The 2017 Fashion Awards took place on Monday, December 4th, and this year continued the recently introduced Swarovski Award for Positive Change. The award recognizes and celebrates “individuals who have made a positive impact on society, the environment or both, and forms part of Swarovski’s efforts to promote a more sustainable future.” Artistic Director of Dior, Maria Grazia Chiuri, was set to receive it, and hers is a name worth remembering.

The award is of heightened significance this year, with a year having passed since the 2016 U.S. election and the political climate teeming with a variety of issues, women’s rights being ever-prominent. Chiuri recognizes her value in the industry, particularly being that she is the first woman to hold the title of Artistic Director for Dior. Her efforts have been notable, in that she strives to strengthen the link between feminism and fashion.

Her Spring/Summer 2018 line garnered attention for a series of striped shirts featuring the title of Linda Nochlin's 1971 essay, “Why have there been no great women artists?” Nochlin’s essay is a provocative and well-renowned commentary on the fact that art has been a task largely owned by the white, male, middle-class, and that the opportunities for women to take part in it have been too historically infrequent for them to make a name in it. The fact that Chiuri chose Nochlin's words for her clothing line is demonstrative of a change, both in the awareness of Nochlin’s issue and in the implications of it. She posits that patriarchal ideations have been so long-held that they are both within and around the female, and that never limiting oneself while also finding strong female support systems, is crucial to escaping those ideations.

While Chiuri doesn’t label herself an activist, she notes that Dior must be a brand of female empowerment. While she pays great respect to Dior’s traditional appeal and the nostalgia that the vintage work of the line brings, she argues that it doesn’t speak to contemporary female life. “Only with flowers?” she asks. “It’s not enough.”

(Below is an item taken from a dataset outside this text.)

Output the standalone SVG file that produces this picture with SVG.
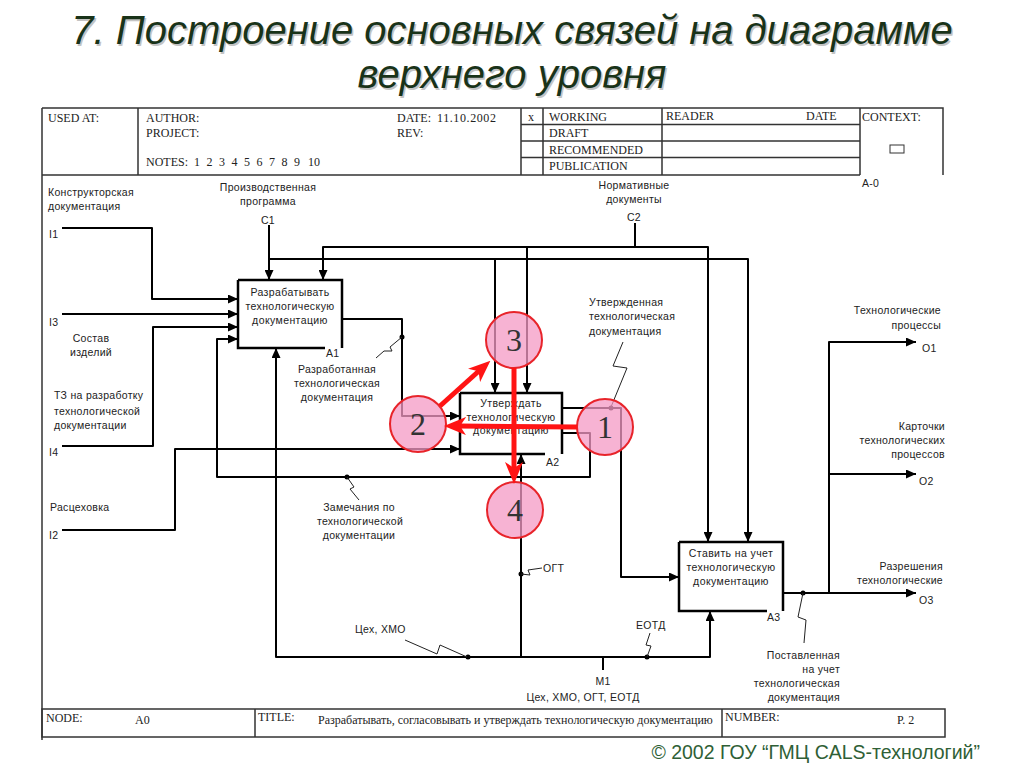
<svg xmlns="http://www.w3.org/2000/svg" width="1024" height="767" viewBox="0 0 1024 767">
<defs>
<marker id="ah" markerUnits="userSpaceOnUse" markerWidth="10" markerHeight="9" refX="10" refY="4.5" orient="auto"><path d="M0,0 L10,4.5 L0,9 z" fill="#000"/></marker>
<marker id="rh" markerUnits="userSpaceOnUse" markerWidth="22" markerHeight="18" refX="8" refY="9" orient="auto"><path d="M0,0 L22,9 L0,18 L6,9 z" fill="#ff1414"/></marker>
<style>
.frm{fill:none;stroke:#333;stroke-width:1.5}
.hd{font-family:"Liberation Serif",serif;font-size:12px;fill:#222}
.lb{font-family:"Liberation Sans",Arial,sans-serif;font-size:10.5px;letter-spacing:0.3px;fill:#222}
.bx{fill:#fff;stroke:#000;stroke-width:2.5}
.bt{font-family:"Liberation Sans",Arial,sans-serif;font-size:10.5px;letter-spacing:0.4px;fill:#222;text-anchor:middle}
.cn{fill:none;stroke:#000;stroke-width:2;stroke-linejoin:round}
.ar{marker-end:url(#ah)}
.sq{fill:none;stroke:#222;stroke-width:1}
.dot{fill:#000}
.rc{fill:#f49ac4;fill-opacity:0.75;stroke:#e8242a;stroke-width:2}
.rn{font-family:"Liberation Serif",serif;font-size:32px;fill:#333;text-anchor:middle}
.ra{fill:none;stroke:#ff1414;stroke-width:5;marker-end:url(#rh)}
.ttl{font-family:"Liberation Sans",Arial,sans-serif;font-size:40px;font-style:italic;text-anchor:middle}
</style>
</defs>
<rect width="1024" height="767" fill="#fff"/>
<g id="title">
<text class="ttl" x="513.5" y="45.5" fill="#c4c4c4">7. Построение основных связей на диаграмме</text>
<text class="ttl" x="513.5" y="89.5" fill="#c4c4c4">верхнего уровня</text>
<text class="ttl" x="512" y="44" fill="#193319">7. Построение основных связей на диаграмме</text>
<text class="ttl" x="512" y="88" fill="#193319">верхнего уровня</text>
</g>
<g id="frame">
<path class="frm" d="M42,108 H943 V175 M42,108 V740 M42,175 H860 M138,108 V175 M521,108 V175 M543,108 V175 M662,108 V175 M860,108 V175 M521,124.5 H860 M521,141 H860 M521,157.5 H860"/>
<rect class="frm" x="42" y="709" width="903" height="28"/>
<path class="frm" d="M255,709 V737 M722,709 V737"/>
<rect x="890" y="145" width="14" height="8" fill="none" stroke="#333" stroke-width="1"/>
<text class="hd" x="48" y="122">USED AT:</text>
<text class="hd" x="146" y="122">AUTHOR:</text>
<text class="hd" x="146" y="137">PROJECT:</text>
<text class="hd" y="166"><tspan x="146">NOTES:</tspan><tspan x="194">1</tspan><tspan x="206.5">2</tspan><tspan x="219">3</tspan><tspan x="231.5">4</tspan><tspan x="244">5</tspan><tspan x="256.5">6</tspan><tspan x="269">7</tspan><tspan x="281.5">8</tspan><tspan x="294">9</tspan><tspan x="308">10</tspan></text>
<text class="hd" x="397" y="122">DATE:</text>
<text class="hd" x="437" y="122" letter-spacing="0.6">11.10.2002</text>
<text class="hd" x="397" y="137">REV:</text>
<text class="hd" x="528" y="121" font-size="9">x</text>
<text class="hd" x="549" y="121">WORKING</text>
<text class="hd" x="549" y="137">DRAFT</text>
<text class="hd" x="549" y="153.5">RECOMMENDED</text>
<text class="hd" x="549" y="170">PUBLICATION</text>
<text class="hd" x="666" y="120">READER</text>
<text class="hd" x="806" y="120">DATE</text>
<text class="hd" x="862" y="121" font-size="10">CONTEXT:</text>
<text class="lb" x="862" y="187">A-0</text>
<text class="hd" x="46" y="722">NODE:</text>
<text class="hd" x="135" y="724">A0</text>
<text class="hd" x="258" y="721">TITLE:</text>
<text class="hd" x="318" y="724" font-size="10.8">Разрабатывать, согласовывать и утверждать технологическую документацию</text>
<text class="hd" x="725" y="721">NUMBER:</text>
<text class="hd" x="897" y="724">P. 2</text>
</g>
<g id="connectors">
<path class="cn ar" d="M62,228 H152 V299 H238"/>
<path class="cn ar" d="M62,314 H238"/>
<path class="cn ar" d="M62,446 H153 V327 H238"/>
<path class="cn ar" d="M563,433 H590 V477 H217 V339 H238"/>
<path class="cn ar" d="M62,530 H175 V449 H460"/>
<path class="cn ar" d="M342,319 H402 V416 H460"/>
<path class="cn ar" d="M563,408 H621 V577 H679"/>
<path class="cn ar" d="M269,225 V280"/>
<path class="cn ar" d="M269,259 H748 V542"/>
<path class="cn ar" d="M495,259 V393"/>
<path class="cn" d="M635,223 V247"/>
<path class="cn ar" d="M636,247 H323 V280"/>
<path class="cn ar" d="M636,247 H708 V542"/>
<path class="cn ar" d="M527,247 V393"/>
<path class="cn" d="M603,670 V657"/>
<path class="cn ar" d="M603,657 H276 V348"/>
<path class="cn ar" d="M521,657 V454"/>
<path class="cn ar" d="M603,657 H710 V611"/>
<path class="cn ar" d="M783,593 H916"/>
<path class="cn ar" d="M829,593 V342 H916"/>
<path class="cn ar" d="M829,474 H916"/>
<circle class="dot" cx="402" cy="337" r="2.5"/>
<circle class="dot" cx="611" cy="408" r="2.5"/>
<circle class="dot" cx="347" cy="477" r="2.5"/>
<circle class="dot" cx="521" cy="574" r="2.5"/>
<circle class="dot" cx="468" cy="657" r="2.5"/>
<circle class="dot" cx="647" cy="657" r="2.5"/>
<circle class="dot" cx="803" cy="593" r="2.5"/>
<path class="sq" d="M402,337 L390,347 L392,351 L384,351 L376,358"/>
<path class="sq" d="M623,342 L613,366 L627,368 L611,407"/>
<path class="sq" d="M347,477 L354,487 L350,489 L359,500"/>
<path class="sq" d="M521,574 L530,575 L528,570 L542,568"/>
<path class="sq" d="M405,640 L437,654 L440,645 L467,657"/>
<path class="sq" d="M650,633 L646,645 L651,646 L647,657"/>
<path class="sq" d="M803,593 L798,617 L806,620 L804,643"/>
</g>
<g id="A1">
<path class="bx" d="M238,280 H342 V348 M238,280 V348 H325"/>
<text class="bt" x="290" y="296">Разрабатывать</text>
<text class="bt" x="290" y="310">технологическую</text>
<text class="bt" x="290" y="324">документацию</text>
<text class="lb" x="326" y="357">A1</text>
</g>
<g id="A2">
<path class="bx" d="M460,393 H562 V454 M460,393 V454 H545"/>
<text class="bt" x="511" y="407">Утверждать</text>
<text class="bt" x="511" y="421">технологическую</text>
<text class="bt" x="511" y="434">документацию</text>
<text class="lb" x="546" y="466">A2</text>
</g>
<g id="A3">
<path class="bx" d="M679,542 H783 V611 M679,542 V611 H767"/>
<text class="bt" x="731" y="557">Ставить на учет</text>
<text class="bt" x="731" y="571">технологическую</text>
<text class="bt" x="731" y="585">документацию</text>
<text class="lb" x="767" y="621">A3</text>
</g>
<g id="labels">
<text class="lb" x="48" y="196">Конструкторская</text>
<text class="lb" x="48" y="210">документация</text>
<text class="lb" x="49" y="238">I1</text>
<text class="lb" x="49" y="326">I3</text>
<text class="lb" x="91" y="342" text-anchor="middle">Состав</text>
<text class="lb" x="91" y="356" text-anchor="middle">изделий</text>
<text class="lb" x="54" y="399">ТЗ на разработку</text>
<text class="lb" x="54" y="415">технологической</text>
<text class="lb" x="54" y="429">документации</text>
<text class="lb" x="49" y="456">I4</text>
<text class="lb" x="50" y="511">Расцеховка</text>
<text class="lb" x="49" y="539">I2</text>
<text class="lb" x="268" y="191" text-anchor="middle">Производственная</text>
<text class="lb" x="268" y="205" text-anchor="middle">программа</text>
<text class="lb" x="268" y="224" text-anchor="middle">C1</text>
<text class="lb" x="634" y="189" text-anchor="middle">Нормативные</text>
<text class="lb" x="634" y="203" text-anchor="middle">документы</text>
<text class="lb" x="634" y="221" text-anchor="middle">C2</text>
<text class="lb" x="337" y="373" text-anchor="middle">Разработанная</text>
<text class="lb" x="337" y="387" text-anchor="middle">технологическая</text>
<text class="lb" x="337" y="401" text-anchor="middle">документация</text>
<text class="lb" x="589" y="306">Утвержденная</text>
<text class="lb" x="589" y="320">технологическая</text>
<text class="lb" x="589" y="335">документация</text>
<text class="lb" x="359" y="511" text-anchor="middle">Замечания по</text>
<text class="lb" x="360" y="525" text-anchor="middle">технологической</text>
<text class="lb" x="359" y="539" text-anchor="middle">документации</text>
<text class="lb" x="543" y="572">ОГТ</text>
<text class="lb" x="355" y="633">Цех, ХМО</text>
<text class="lb" x="636" y="629">ЕОТД</text>
<text class="lb" x="603" y="685" text-anchor="middle">M1</text>
<text class="lb" x="583" y="701" text-anchor="middle">Цех, ХМО, ОГТ, ЕОТД</text>
<text class="lb" x="941" y="314" text-anchor="end">Технологические</text>
<text class="lb" x="941" y="329" text-anchor="end">процессы</text>
<text class="lb" x="922" y="352">O1</text>
<text class="lb" x="945" y="430" text-anchor="end">Карточки</text>
<text class="lb" x="945" y="444" text-anchor="end">технологических</text>
<text class="lb" x="945" y="458" text-anchor="end">процессов</text>
<text class="lb" x="919" y="485">O2</text>
<text class="lb" x="943" y="570" text-anchor="end">Разрешения</text>
<text class="lb" x="943" y="584" text-anchor="end">технологические</text>
<text class="lb" x="919" y="604">O3</text>
<text class="lb" x="840" y="659" text-anchor="end">Поставленная</text>
<text class="lb" x="840" y="673" text-anchor="end">на учет</text>
<text class="lb" x="840" y="687" text-anchor="end">технологическая</text>
<text class="lb" x="840" y="701" text-anchor="end">документация</text>
</g>
<g id="markers">
<circle class="rc" cx="514" cy="340" r="28"/>
<circle class="rc" cx="418" cy="424" r="28"/>
<circle class="rc" cx="605" cy="427" r="28"/>
<circle class="rc" cx="515" cy="510" r="28"/>
<text class="rn" x="514" y="351">3</text>
<text class="rn" x="418" y="435">2</text>
<text class="rn" x="605" y="438">1</text>
<text class="rn" x="515" y="521">4</text>
<path class="ra" d="M440,406 L480,370"/>
<path class="ra" d="M577,427 L458,426"/>
<path class="ra" d="M514,368 L514,470"/>
</g>
<text x="980" y="759" text-anchor="end" font-family="Liberation Sans, Arial, sans-serif" font-size="19.5" fill="#2f5f36">© 2002 ГОУ “ГМЦ CALS-технологий”</text>
</svg>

Per her understanding, there is the common misconception that "the designer has to understand the women." Chiuri states, "Sometimes we have this message that the designer was a revolutionary. No, sorry. It was the woman that changed, and the designer understood and changed the line." She stresses the generational implications on fashion and holds that the current one demands value and flexibility.

Chiuri’s work is a force to be reckoned with, and there is hope that designers will note her progress and follow the trend. Female empowerment IS positive change.